* Stated exercise:
Print exactly the lines from the first one down to the line that contains "-2.8,-4.1,-5.5,-4.8,-8.1,-7.5,-5.5,-2.8];", both included, and skip the pictures.

───── Collected data

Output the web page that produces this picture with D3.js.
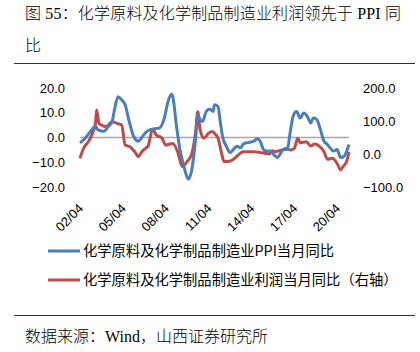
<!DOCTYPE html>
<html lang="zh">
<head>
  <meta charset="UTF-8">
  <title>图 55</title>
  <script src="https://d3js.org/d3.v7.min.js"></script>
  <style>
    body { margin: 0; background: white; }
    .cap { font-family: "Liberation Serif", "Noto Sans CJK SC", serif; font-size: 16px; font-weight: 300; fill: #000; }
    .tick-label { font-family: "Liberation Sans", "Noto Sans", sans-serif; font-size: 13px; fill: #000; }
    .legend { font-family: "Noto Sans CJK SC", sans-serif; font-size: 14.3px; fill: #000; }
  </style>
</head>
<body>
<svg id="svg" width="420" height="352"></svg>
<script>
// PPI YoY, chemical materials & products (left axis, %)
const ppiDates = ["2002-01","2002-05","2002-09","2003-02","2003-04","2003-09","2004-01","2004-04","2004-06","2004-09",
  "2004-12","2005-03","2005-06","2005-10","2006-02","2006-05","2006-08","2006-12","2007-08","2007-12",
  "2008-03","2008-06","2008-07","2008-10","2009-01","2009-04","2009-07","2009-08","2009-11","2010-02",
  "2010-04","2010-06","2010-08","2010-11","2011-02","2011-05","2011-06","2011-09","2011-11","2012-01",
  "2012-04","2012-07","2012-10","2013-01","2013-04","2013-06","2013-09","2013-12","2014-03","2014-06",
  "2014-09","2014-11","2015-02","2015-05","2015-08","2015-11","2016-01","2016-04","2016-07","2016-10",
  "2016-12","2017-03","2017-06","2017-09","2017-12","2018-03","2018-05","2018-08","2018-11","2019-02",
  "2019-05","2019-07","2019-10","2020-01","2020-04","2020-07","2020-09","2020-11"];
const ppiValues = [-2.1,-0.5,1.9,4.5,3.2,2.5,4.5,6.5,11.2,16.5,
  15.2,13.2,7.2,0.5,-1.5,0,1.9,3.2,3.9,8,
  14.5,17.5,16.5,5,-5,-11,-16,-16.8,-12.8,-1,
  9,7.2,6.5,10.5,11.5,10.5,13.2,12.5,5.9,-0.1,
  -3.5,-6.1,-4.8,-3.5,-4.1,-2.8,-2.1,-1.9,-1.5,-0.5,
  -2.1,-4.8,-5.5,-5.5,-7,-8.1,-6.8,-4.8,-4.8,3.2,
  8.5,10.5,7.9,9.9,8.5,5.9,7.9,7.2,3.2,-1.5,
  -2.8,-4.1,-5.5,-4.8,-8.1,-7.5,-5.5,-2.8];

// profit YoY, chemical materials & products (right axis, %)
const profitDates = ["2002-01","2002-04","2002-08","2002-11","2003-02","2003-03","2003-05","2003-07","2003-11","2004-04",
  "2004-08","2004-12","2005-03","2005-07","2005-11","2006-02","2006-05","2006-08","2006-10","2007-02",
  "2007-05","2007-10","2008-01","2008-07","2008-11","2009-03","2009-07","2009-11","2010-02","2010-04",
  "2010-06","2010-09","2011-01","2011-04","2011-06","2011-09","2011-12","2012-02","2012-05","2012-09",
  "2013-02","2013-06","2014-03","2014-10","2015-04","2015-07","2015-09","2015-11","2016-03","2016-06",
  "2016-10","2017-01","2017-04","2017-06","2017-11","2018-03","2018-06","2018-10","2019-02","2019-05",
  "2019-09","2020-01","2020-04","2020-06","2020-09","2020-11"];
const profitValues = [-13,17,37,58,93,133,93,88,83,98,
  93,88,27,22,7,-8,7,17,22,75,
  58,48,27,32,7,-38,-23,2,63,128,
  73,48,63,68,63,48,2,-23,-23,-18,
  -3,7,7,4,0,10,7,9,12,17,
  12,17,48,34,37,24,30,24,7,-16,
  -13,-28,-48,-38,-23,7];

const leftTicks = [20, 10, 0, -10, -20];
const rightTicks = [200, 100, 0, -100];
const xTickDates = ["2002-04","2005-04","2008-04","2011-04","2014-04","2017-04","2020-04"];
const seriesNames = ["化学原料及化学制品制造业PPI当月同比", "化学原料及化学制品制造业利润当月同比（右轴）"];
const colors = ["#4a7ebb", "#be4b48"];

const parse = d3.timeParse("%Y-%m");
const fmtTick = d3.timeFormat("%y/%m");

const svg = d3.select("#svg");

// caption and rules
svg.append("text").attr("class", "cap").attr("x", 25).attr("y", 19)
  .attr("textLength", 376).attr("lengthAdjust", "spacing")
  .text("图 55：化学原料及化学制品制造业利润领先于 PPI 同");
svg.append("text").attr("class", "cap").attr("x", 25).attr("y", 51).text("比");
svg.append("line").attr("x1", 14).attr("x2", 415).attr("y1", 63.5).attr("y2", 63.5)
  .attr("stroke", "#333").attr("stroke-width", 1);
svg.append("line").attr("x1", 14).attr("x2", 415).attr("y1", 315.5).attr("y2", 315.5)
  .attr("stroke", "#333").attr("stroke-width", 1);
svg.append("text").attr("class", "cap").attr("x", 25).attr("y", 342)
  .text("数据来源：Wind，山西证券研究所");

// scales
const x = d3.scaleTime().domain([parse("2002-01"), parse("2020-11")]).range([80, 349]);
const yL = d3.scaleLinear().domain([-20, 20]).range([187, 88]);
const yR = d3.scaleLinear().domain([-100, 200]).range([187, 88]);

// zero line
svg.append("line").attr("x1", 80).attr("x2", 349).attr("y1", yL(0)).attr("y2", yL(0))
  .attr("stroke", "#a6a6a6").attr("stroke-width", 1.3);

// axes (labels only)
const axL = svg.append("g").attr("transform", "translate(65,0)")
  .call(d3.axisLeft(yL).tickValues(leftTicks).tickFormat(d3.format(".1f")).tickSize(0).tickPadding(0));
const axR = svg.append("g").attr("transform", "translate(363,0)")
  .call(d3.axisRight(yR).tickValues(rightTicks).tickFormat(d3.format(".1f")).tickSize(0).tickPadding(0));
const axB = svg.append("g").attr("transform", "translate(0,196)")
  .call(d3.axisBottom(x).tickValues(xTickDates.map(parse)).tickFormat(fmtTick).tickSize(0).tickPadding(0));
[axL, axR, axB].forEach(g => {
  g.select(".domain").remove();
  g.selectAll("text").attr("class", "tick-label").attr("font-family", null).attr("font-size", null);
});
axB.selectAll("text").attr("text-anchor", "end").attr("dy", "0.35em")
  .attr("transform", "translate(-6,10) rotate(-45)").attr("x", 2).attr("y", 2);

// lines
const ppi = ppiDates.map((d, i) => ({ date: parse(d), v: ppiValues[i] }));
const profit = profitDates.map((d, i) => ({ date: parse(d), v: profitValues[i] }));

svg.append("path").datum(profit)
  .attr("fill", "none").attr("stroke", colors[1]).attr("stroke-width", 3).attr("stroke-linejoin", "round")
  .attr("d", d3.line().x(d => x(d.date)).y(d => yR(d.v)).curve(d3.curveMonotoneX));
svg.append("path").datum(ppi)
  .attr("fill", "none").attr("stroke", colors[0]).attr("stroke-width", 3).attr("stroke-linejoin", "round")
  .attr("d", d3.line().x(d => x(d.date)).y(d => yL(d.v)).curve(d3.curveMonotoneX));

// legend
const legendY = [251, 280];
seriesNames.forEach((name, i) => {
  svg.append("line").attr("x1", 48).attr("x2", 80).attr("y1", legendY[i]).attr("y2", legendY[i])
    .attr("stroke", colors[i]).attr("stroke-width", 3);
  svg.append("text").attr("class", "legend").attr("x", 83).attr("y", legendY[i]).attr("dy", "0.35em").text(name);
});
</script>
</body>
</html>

──────────

* Output for this task:
Output the web page that produces this picture with D3.js.
<!DOCTYPE html>
<html lang="zh">
<head>
  <meta charset="UTF-8">
  <title>图 55</title>
  <script src="https://d3js.org/d3.v7.min.js"></script>
  <style>
    body { margin: 0; background: white; }
    .cap { font-family: "Liberation Serif", "Noto Sans CJK SC", serif; font-size: 16px; font-weight: 300; fill: #000; }
    .tick-label { font-family: "Liberation Sans", "Noto Sans", sans-serif; font-size: 13px; fill: #000; }
    .legend { font-family: "Noto Sans CJK SC", sans-serif; font-size: 14.3px; fill: #000; }
  </style>
</head>
<body>
<svg id="svg" width="420" height="352"></svg>
<script>
// PPI YoY, chemical materials & products (left axis, %)
const ppiDates = ["2002-01","2002-05","2002-09","2003-02","2003-04","2003-09","2004-01","2004-04","2004-06","2004-09",
  "2004-12","2005-03","2005-06","2005-10","2006-02","2006-05","2006-08","2006-12","2007-08","2007-12",
  "2008-03","2008-06","2008-07","2008-10","2009-01","2009-04","2009-07","2009-08","2009-11","2010-02",
  "2010-04","2010-06","2010-08","2010-11","2011-02","2011-05","2011-06","2011-09","2011-11","2012-01",
  "2012-04","2012-07","2012-10","2013-01","2013-04","2013-06","2013-09","2013-12","2014-03","2014-06",
  "2014-09","2014-11","2015-02","2015-05","2015-08","2015-11","2016-01","2016-04","2016-07","2016-10",
  "2016-12","2017-03","2017-06","2017-09","2017-12","2018-03","2018-05","2018-08","2018-11","2019-02",
  "2019-05","2019-07","2019-10","2020-01","2020-04","2020-07","2020-09","2020-11"];
const ppiValues = [-2.1,-0.5,1.9,4.5,3.2,2.5,4.5,6.5,11.2,16.5,
  15.2,13.2,7.2,0.5,-1.5,0,1.9,3.2,3.9,8,
  14.5,17.5,16.5,5,-5,-11,-16,-16.8,-12.8,-1,
  9,7.2,6.5,10.5,11.5,10.5,13.2,12.5,5.9,-0.1,
  -3.5,-6.1,-4.8,-3.5,-4.1,-2.8,-2.1,-1.9,-1.5,-0.5,
  -2.1,-4.8,-5.5,-5.5,-7,-8.1,-6.8,-4.8,-4.8,3.2,
  8.5,10.5,7.9,9.9,8.5,5.9,7.9,7.2,3.2,-1.5,
  -2.8,-4.1,-5.5,-4.8,-8.1,-7.5,-5.5,-2.8];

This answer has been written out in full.